Memorandum submitted by the Society for
SGM is a learned society and a registered charity
with over 5,000 members worldwide. The Society provides a common
meeting ground for scientists working in fields with applications
in microbiology including medicine, veterinary medicine, pharmaceuticals,
agriculture, food, and the environment. SGM is committed to representing
the science and profession of microbiology to government, the
media and the general public; supporting microbiology education
at all levels; and encouraging the uptake of careers in microbiology.
The Follet committee has done an excellent job
in persuading OST of the need to raise the stipend of PhD studentships,
and this increase is long overdue. Of course it would be even
better to see the increases appear earlier.
The UK Life Services Committee (of which the
SGM is a member) has called for the number of Life Science PhD
places to be reduced. There is now serious discussion at MRC level
about four-year studentships linked to MRes courses, and this
has also been debated at BBSRC. If this happens then inevitably
the number of studentships available will fall and there is a
danger that these will be focussed in the major research centres
only! It must be determined whether it is solely the low stipend
that is failing to attract PhD students. Lower numbers of available
studentships may result in perceptions among students that research
career opportunities will be confined to the elite.

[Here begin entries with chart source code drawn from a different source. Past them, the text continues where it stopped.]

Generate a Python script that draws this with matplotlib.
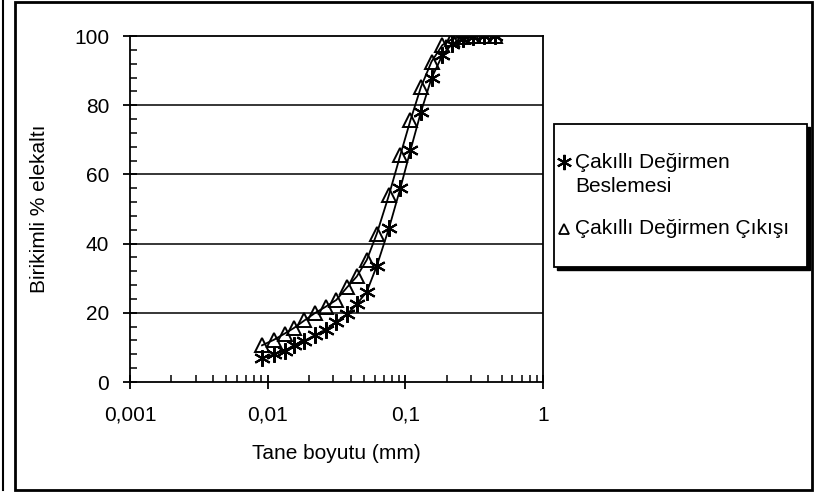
import matplotlib
matplotlib.use("Agg")
import matplotlib.pyplot as plt
from matplotlib.patches import Rectangle
from matplotlib.lines import Line2D
from matplotlib.ticker import FixedLocator, FuncFormatter, NullFormatter
import numpy as np

plt.rcParams["font.family"] = ["Liberation Sans", "DejaVu Sans"]

# particle sizes (mm), shared by both curves
size_mm = [0.0091, 0.0111, 0.0133, 0.0155, 0.0185, 0.0220, 0.0265, 0.0315,
           0.0378, 0.0444, 0.0525, 0.0620, 0.0760, 0.0920, 0.1090, 0.1300,
           0.1550, 0.1860, 0.2200, 0.2620, 0.3100, 0.3700, 0.4500]

# cumulative % passing
feed_pct = [6.8, 8.0, 9.0, 10.6, 11.9, 13.5, 15.1, 17.4, 19.6, 22.5, 26.1,
            33.5, 44.4, 56.0, 67.0, 78.1, 87.8, 94.5, 97.8, 99.2, 99.8,
            100.0, 100.0]
product_pct = [10.6, 12.2, 14.0, 15.6, 17.8, 19.9, 21.8, 23.7, 27.4, 30.5,
               35.3, 42.8, 54.0, 65.6, 75.7, 85.3, 92.6, 97.4, 99.2, 99.8,
               100.0, 100.0, 100.0]

series_labels = [["Çakıllı Değirmen", "Beslemesi"], ["Çakıllı Değirmen Çıkışı"]]
x_ticks = [0.001, 0.01, 0.1, 1]
x_tick_labels = ["0,001", "0,01", "0,1", "1"]
y_ticks = [0, 20, 40, 60, 80, 100]

W, H = 814, 493


def fx(px):
    return px / W


def fy(py):
    return 1 - py / H


fig = plt.figure(figsize=(W / 100, H / 100), dpi=100)
ax = fig.add_axes([fx(130), fy(382), 413 / W, 346 / H])

star = (6, 2, 0)
ax.plot(size_mm, feed_pct, color="black", lw=1.3, marker=star,
        markersize=12, markeredgewidth=1.5)
ax.plot(size_mm, product_pct, color="black", lw=1.3, marker="^",
        markersize=10, markerfacecolor="none", markeredgewidth=1.4)

ax.set_xscale("log")
ax.set_xlim(0.001, 1)
ax.set_ylim(0, 100)

ax.xaxis.set_major_locator(FixedLocator(x_ticks))
ax.xaxis.set_major_formatter(FuncFormatter(
    lambda v, p: x_tick_labels[x_ticks.index(v)] if v in x_ticks else ""))
ax.xaxis.set_minor_formatter(NullFormatter())
ax.set_yticks(y_ticks)
ax.set_yticks(np.arange(0, 101, 4), minor=True)

ax.tick_params(axis="both", which="major", direction="inout", length=10,
               width=1.3, labelsize=15)
ax.tick_params(axis="x", which="major", pad=12)
ax.tick_params(axis="y", which="major", pad=10)
ax.tick_params(axis="both", which="minor", direction="in", length=5,
               width=1.1)
ax.tick_params(axis="y", which="both", right=False)
ax.tick_params(axis="x", which="both", top=False)

for y in y_ticks[1:-1]:
    ax.axhline(y, color="black", lw=1.1, zorder=0)

for s in ax.spines.values():
    s.set_linewidth(1.3)

ax.set_xlabel("Tane boyutu (mm)", fontsize=15, labelpad=14)
ax.set_ylabel("Birikimli % elekaltı", fontsize=15, labelpad=18)

# legend box with a drop shadow
bx, by, bw, bh = 554, 124, 253, 143
fig.patches.append(Rectangle((fx(bx + 3), fy(by + bh + 3)), bw / W, bh / H,
                             transform=fig.transFigure, facecolor="black",
                             edgecolor="black"))
fig.patches.append(Rectangle((fx(bx), fy(by + bh)), bw / W, bh / H,
                             transform=fig.transFigure, facecolor="white",
                             edgecolor="black", lw=1.3))
fig.lines.append(Line2D([fx(564)], [fy(162)], transform=fig.transFigure,
                        ls="none", color="black", marker=star, markersize=11,
                        markeredgewidth=1.5))
fig.lines.append(Line2D([fx(564)], [fy(229)], transform=fig.transFigure,
                        ls="none", color="black", marker="^", markersize=7,
                        markerfacecolor="none", markeredgewidth=1.3))
for text, py in zip(series_labels[0] + series_labels[1], [162, 187, 229]):
    fig.text(fx(575), fy(py), text, fontsize=15, va="center", ha="left")

# outer frame
fig.patches.append(Rectangle((fx(15), fy(490)), 797 / W, 488 / H,
                             transform=fig.transFigure, facecolor="none",
                             edgecolor="black", lw=2.0))
fig.lines.append(Line2D([fx(3), fx(3)], [fy(490), 1],
                        transform=fig.transFigure, color="black", lw=1.5))

fig.savefig("out.png", dpi=100)
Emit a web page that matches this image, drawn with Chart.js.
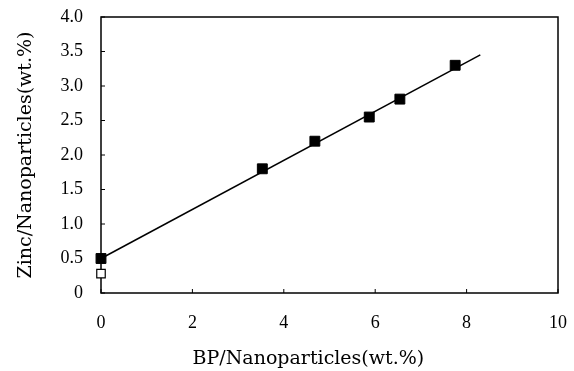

The further £1 billion funding for infrastructure
is very welcome but still falls short of fully restructuring British
Science. SGM Council noted that a lot of money was wasted by Universities
in getting JIF bids together that were ultimately unsuccessful,
eg surveying, planning permission etc. This also takes up a lot
of academic and administrative staff time. A pre-screening step,
so that only proposals that get through the first stage are invited
for the full proposal, could save universities money.
The budget identified three key areas of research:
genomics, e-science and basic technology. Microbiology is a key
subject in all three, to varying degrees, and the SGM welcomes
government investment in them. Cross council initiatives and co-ordinated
programmes encourage idea generation.
The Society was surprised that more emphasis
was not given to environmental science, in particular the impact
of environmental microbiology. We recognise that this falls mainly
within the NERC's remit. However, subjects such bioremediation
should be considered as part of a cross-council programme, and
will require collaboration between microbiologists, engineers,
ecologists, chemists etc.
Separate biological science departments, such
as microbiology departments, are becoming a thing of the past,
and most viable research groups are now in centres, institutes
or laboratories. Although this does not compromise applications
for funding, indeed grants are more likely to be awarded to multidisciplinary
"centres of excellence"; problems may arise in the Research
Assessment Exercise due to blurring of university department boundaries.
For example the breadth of microbiological research may mean that
it is evaluated in the biological sciences, agriculture or medical
units of assessment. There is a belief that this could lead to
differing RAE scores depending on the unit of assessment involved,
and a need to ensure that interdisciplinary work is assessed.
The Office of Science and Technology initiatives
to communicate with the public must involve learned societies
to a greater extent. Societies such as the SGM have many resources
available to inform the public. The SGM runs workshops and produces
information packs for teachers; produces posters and leaflets
for schools; and organises lectures and demonstrations. SGM encourages
young people to take up a career in microbiology by distributing
literature to schools and colleges, attending careers events and
promoting the subject in the media.
The research council budgets give no idea of
the funding split between universities and institutes.
It is unclear how increases in the science budget
will reflect on individual Government department R&D budgets.
For example, in the last spending review MAFF's budget actually
fell. It is important that departmental R&D spending is maintained.